As glorious as every one of these moments are, not one of them cancels out my memory of the agony from which she came.
Our proclivity is high to only focus on the good, to fix our gaze on the beautiful, to disallow anything that darkens our mind or heart’s door. I feel that temptation and lure, believe me, but somewhere in the mix of my life I have learned something else, something more.
It is the embracing of the complexity of life that makes it that much more glorious to behold.
My experience of becoming a mother was preceded by nearly five years of infertility. Nearly 60 cycles of hope, waiting, disappointment, despair, and summoning-up hope yet again. It exhausted me. It shut me down. And it pulled me apart. I held firmly to my faith on the one hand – longing for a miracle, and threatened to throw the baby out with the bathwater on the other (only there was no baby) – wanting to walk away from a God that so blindly turned away from my heartache. Every 28 days I transitioned. Every 28 days another emotional rollercoaster ensued. Every 28 days I bargained again, prayed more, promised everything. And every 28 days I raged.
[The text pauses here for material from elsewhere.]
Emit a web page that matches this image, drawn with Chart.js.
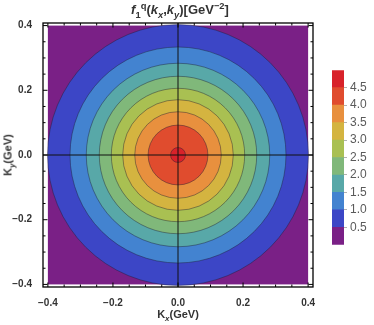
<!DOCTYPE html>
<html>
<head>
<meta charset="utf-8">
<script src="https://cdn.jsdelivr.net/npm/chart.js@4.4.1/dist/chart.umd.min.js"></script>
<style>
  body { margin: 0; background: #fff; }
  #wrap { position: relative; width: 374px; height: 325px; font-family: 'Liberation Sans', Arial, sans-serif; }
  canvas { position: absolute; }
  .lbl { position: absolute; font-weight: bold; color: #333; white-space: nowrap; line-height: 1; }
  .lbl sub, .lbl sup { font-size: 72%; line-height: 0; }
</style>
</head>
<body>
<div id="wrap">
  <canvas id="plot" width="374" height="325" style="left:0;top:0"></canvas>
  <canvas id="bar" width="48" height="195" style="left:326px;top:60px"></canvas>
  <div class="lbl" id="title" style="left:180px;top:3px;font-size:13px;transform:translateX(-50%)"><i>f</i><sub>1</sub><sup>q</sup>(<i>k<sub>x</sub></i>,<i>k<sub>y</sub></i>)[GeV<sup>−2</sup>]</div>
  <div class="lbl" style="left:178px;top:309px;font-size:11px;transform:translateX(-50%)">K<sub><i>x</i></sub>(GeV)</div>
  <div class="lbl" style="left:8px;top:155px;font-size:11px;transform:translate(-50%,-50%) rotate(-90deg)">K<sub><i>y</i></sub>(GeV)</div>
</div>
<script>
// contour levels and the radius (GeV) of each contour line
const levels = [0.5, 1.0, 1.5, 2.0, 2.5, 3.0, 3.5, 4.0, 4.5];
const radii = [0.401, 0.332, 0.282, 0.242, 0.205, 0.170, 0.133, 0.092, 0.023];
// colour of the band above each level
const bandColors = ['#3c46c6', '#4383d0', '#58a8a8', '#80b87a', '#a9c052', '#d4b440', '#e8903e', '#e04c2e', '#d8222a'];
const lowColor = '#7a2086';

// colour bar bands
const barLow = [0, 0.5, 1.0, 1.5, 2.0, 2.5, 3.0, 3.5, 4.0, 4.5];
const barHigh = [0.5, 1.0, 1.5, 2.0, 2.5, 3.0, 3.5, 4.0, 4.5, 5.0];
const barColors = [lowColor].concat(bandColors);
const barTicks = [0.5, 1.0, 1.5, 2.0, 2.5, 3.0, 3.5, 4.0, 4.5];

const dataRange = [-0.4, 0.4];
const majorTicks = [-0.4, -0.2, 0, 0.2, 0.4];
const minorTicks = [-0.4, -0.35, -0.3, -0.25, -0.2, -0.15, -0.1, -0.05, 0, 0.05, 0.1, 0.15, 0.2, 0.25, 0.3, 0.35, 0.4];

const fmt = v => (v < 0 ? '\u2212' : '') + Math.abs(v).toFixed(1);
const tickFont = { family: "'Liberation Sans', Arial, sans-serif", size: 10, weight: 'bold' };

const framePlugin = {
  id: 'framePlugin',
  beforeDatasetsDraw(chart) {
    const { ctx, scales: { x, y } } = chart;
    const x0 = x.getPixelForValue(dataRange[0]), x1 = x.getPixelForValue(dataRange[1]);
    const y0 = y.getPixelForValue(dataRange[1]), y1 = y.getPixelForValue(dataRange[0]);
    ctx.save();
    ctx.fillStyle = lowColor;
    ctx.fillRect(x0, y0, x1 - x0, y1 - y0);
    ctx.restore();
  },
  afterDatasetsDraw(chart) {
    const { ctx, chartArea: a, scales: { x, y } } = chart;
    ctx.save();
    ctx.strokeStyle = '#111';
    ctx.lineWidth = 1;
    ctx.beginPath();
    const zx = x.getPixelForValue(0), zy = y.getPixelForValue(0);
    ctx.moveTo(zx, a.top); ctx.lineTo(zx, a.bottom);
    ctx.moveTo(a.left, zy); ctx.lineTo(a.right, zy);
    ctx.stroke();

    ctx.strokeStyle = '#000';
    ctx.lineWidth = 1.3;
    ctx.strokeRect(a.left, a.top, a.right - a.left, a.bottom - a.top);

    ctx.lineWidth = 1;
    ctx.beginPath();
    minorTicks.forEach(v => {
      const len = majorTicks.some(m => Math.abs(m - v) < 1e-9) ? 4.5 : 2.5;
      const px = x.getPixelForValue(v), py = y.getPixelForValue(v);
      ctx.moveTo(px, a.bottom); ctx.lineTo(px, a.bottom - len);
      ctx.moveTo(px, a.top); ctx.lineTo(px, a.top + len);
      ctx.moveTo(a.left, py); ctx.lineTo(a.left + len, py);
      ctx.moveTo(a.right, py); ctx.lineTo(a.right - len, py);
    });
    ctx.stroke();
    ctx.restore();
  }
};

const pixRadius = ctx => {
  const s = ctx.chart.scales.x;
  return s.getPixelForValue(radii[ctx.dataIndex]) - s.getPixelForValue(0);
};

new Chart(document.getElementById('plot'), {
  type: 'scatter',
  data: {
    datasets: [{
      data: levels.map(() => ({ x: 0, y: 0 })),
      pointRadius: pixRadius,
      pointHoverRadius: pixRadius,
      pointBackgroundColor: bandColors,
      pointBorderColor: 'rgba(30,30,50,0.55)',
      pointBorderWidth: 0.8,
    }],
  },
  options: {
    responsive: false,
    animation: false,
    layout: { padding: { left: 0, top: 23, right: 61, bottom: 0 } },
    plugins: { legend: { display: false }, tooltip: { enabled: false } },
    scales: {
      x: {
        min: -0.415, max: 0.415,
        afterBuildTicks: s => { s.ticks = majorTicks.map(v => ({ value: v })); },
        afterFit: s => { s.height = 38; },
        grid: { display: false },
        border: { display: false },
        ticks: { callback: fmt, font: tickFont, color: '#333', padding: 2, maxRotation: 0 },
      },
      y: {
        min: -0.408, max: 0.408,
        afterBuildTicks: s => { s.ticks = majorTicks.map(v => ({ value: v })); },
        afterFit: s => { s.width = 43; },
        grid: { display: false },
        border: { display: false },
        ticks: { callback: fmt, font: tickFont, color: '#333', padding: 3 },
      },
    },
  },
  plugins: [framePlugin],
});

new Chart(document.getElementById('bar'), {
  type: 'bar',
  data: {
    labels: [''],
    datasets: barLow.map((lo, i) => ({
      data: [[lo, barHigh[i]]],
      backgroundColor: barColors[i],
      borderWidth: 0,
      barPercentage: 1,
      categoryPercentage: 1,
    })),
  },
  options: {
    responsive: false,
    animation: false,
    layout: { padding: { left: 6, top: 7, right: 0, bottom: 8 } },
    plugins: { legend: { display: false }, tooltip: { enabled: false } },
    scales: {
      x: { stacked: true, display: false },
      y: {
        position: 'right',
        min: 0, max: 5,
        z: 1,
        afterBuildTicks: s => { s.ticks = barTicks.map(v => ({ value: v })); },
        afterFit: s => { s.width = 30; },
        grid: { color: 'rgba(0,0,0,0.3)', tickLength: 3 },
        border: { display: false },
        ticks: { callback: v => v.toFixed(1), font: { family: "'Liberation Sans', Arial, sans-serif", size: 12 }, color: '#5a5a5a', padding: 3 },
      },
    },
  },
});
</script>
</body>
</html>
Admittedly, I was filled with ecstasy beyond-compare when I found out that I was pregnant. But way beneath the surface (and not revealed until some time later) was an awareness of loss. That pink bar on a home test meant I would no longer be able to say, “I understand” to the women in whom I’d found such profound solidarity and respite. The doctor’s eventual confirmation meant that I could no longer question God’s faithfulness or care. Both of these realities disturbed me. The honesty I’d been able to express – with women who shared my pain and with a God who allowed my anger – was raw and strong and powerful. I didn’t want to let go of those experiences or the woman I’d birthed into being through what was one of the hardest seasons of my life.
Emma’s presence in my life and every bit of joy she’s ushered into my world is made that much more glorious because I feel (again and again) the grief, the sadness, the lost-solidarity, the rage and the over-the-moon pride and happiness and glee and satisfaction of watching her this very day. Nothing is taken away from the goodness because the struggle coexists. Nothing.
This is the stuff of life – recognizing, naming, allowing, holding all of it – not just the parts we prefer.
Even Emma’s graduation is complicated. It’s joyous beyond-belief and it means that soon, very soon, she leaves me. Goodbyes are imminent. Separation and growth are inevitable. Risk and challenge and trial and error and failure and learning and heartbreak and celebration will be what both of us will step into in the weeks, months, and years ahead. In truth, this very day, Emma’s graduation day, sits me right smack in the middle of all my emotions, all my memories, all my hopes, all my fears. To run from the harder ones in the hopes of only experiencing the good ones is not only naïve, it lessens the depth and poignancy of all that’s worth honoring; it lessens my honoring of her. Every bit of this day is worth cherishing. Every bit of it is what makes it so real, so true, so alive (which is sometimes painful and always perfectly fine).
This post hasn’t gone quite where I expected – wanting it to wildly-affirm Emma on her incredible accomplishment, milestone, occasion. And I hope I have honored her by recognizing that in all the complexity of my story and hers, she has made it to this day with complexities of her own (and more to come). These are what make this day and this young woman so incredibly glorious. In mere hours I will behold her in awe, in gratitude, and in the profound awareness of all that makes her who she is, all that has happened to get us to this day, all the messy, brilliant, excruciating, blissful stuff – past, present, and future. This does honor her: every bit of me showing up – rife with feeling, fully aware, and real-true-alive (which is sometimes painful and always perfectly fine).
Step bravely and beautifully into all the life that awaits you Emma. Let yourself be real-true-alive (which is sometimes painful and always perfectly fine). And remember that you are loved and loved and loved for all the complexity that makes you, you: glorious, magnificent, my very heart.